Por supuesto, estas diferencias pueden parecer muy sutiles a aquellos árabes que todavía recuerdan las barbaries de los cruzados, cuando la sangre de mujeres y niños fluía literalmente por las calles de Jerusalén, o que sufren en su propia carne la ocupación o el pillaje violento de sus recursos naturales. En realidad, uno no puede juzgar a ningún musulmán, ni a nadie, por la propia interpretación de sus textos e historias fundacionales. Cada uno tiene derecho a hacer su propia lectura, y a vivir de acuerdo a ella. Y sin duda hay actualmente interpretaciones moderadas del islam, que se esfuerzan por hacer un lugar para el pluralismo y para la democracia.
Los cristianos, por su parte, deberían abstenerse de las fáciles generalizaciones.
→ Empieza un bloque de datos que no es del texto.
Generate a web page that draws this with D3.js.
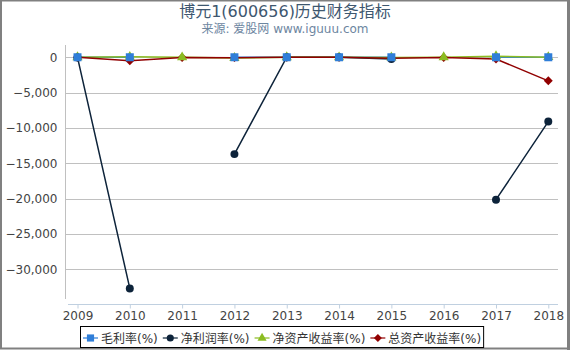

Quien diga que el islam es intrínsecamente violento y que tendría que ser prohibido, o estrictamente controlado por las autoridades, tendrá que oír, al día siguiente, de boca de sus vecinos ateos, la misma generalización: todas las religiones son violentas, y tendrían que ser prohibidas o estrictamente controladas por el estado. De hecho, no faltan intelectuales que dicen eso. Y, de hecho, todavía hoy, posiblemente la mayoría de las denominaciones cristianas, la mayoría de los teólogos, y la mayoría de los cristianos en el mundo consideran que la incorporación de los cristianos al gobierno, el uso de la violencia legítima, propia del estado, o la existencia de sociedades en algún sentido «cristianas» son metas deseables. En ese sentido, las tradiciones cristianas parecen volver siempre a pensar lo mismo: confrontar a Mahoma con los métodos de Mahoma.
Como cristianos radicales, nos compete hacer memoria de Jesús, del Mesías que no fue rey. Y que, al no serlo, el Mesías mostró en qué consiste verdaderamente el reinado de Dios. Porque la afirmación de que el reinar de ese Mesías, muerto y resucitado, es el reinar de Dios significa declarar lo más explosivo que han oído los siglos: que Dios reina desde abajo, que Dios reina desde la debilidad, que Dios reina desde el servicio, que Dios reina mediante la libertad de quienes acogen su reinado. La única manera cristiana de confrontar la violencia es la no violencia. Precisamente por eso no somos estado: porque la esencia del estado es la violencia. Si verdaderamente Dios estaba en Cristo, reconciliando el mundo consigo, ningún integrismo monoteísta es posible, ni cristiano, ni judío, ni musulmán. Y, precisamente por eso también, ninguna nueva tiranía atea o «laica» es legítima, porque la fuente última de autoridad no se puede identificar nunca, de ninguna manera, con el poder de algún estado. El verdadero y único Dios, el Creador de los cielos y de la tierra, no estaba en los palacios de Caifás, ni en los palacios de Pilato, ni en los palacios del César.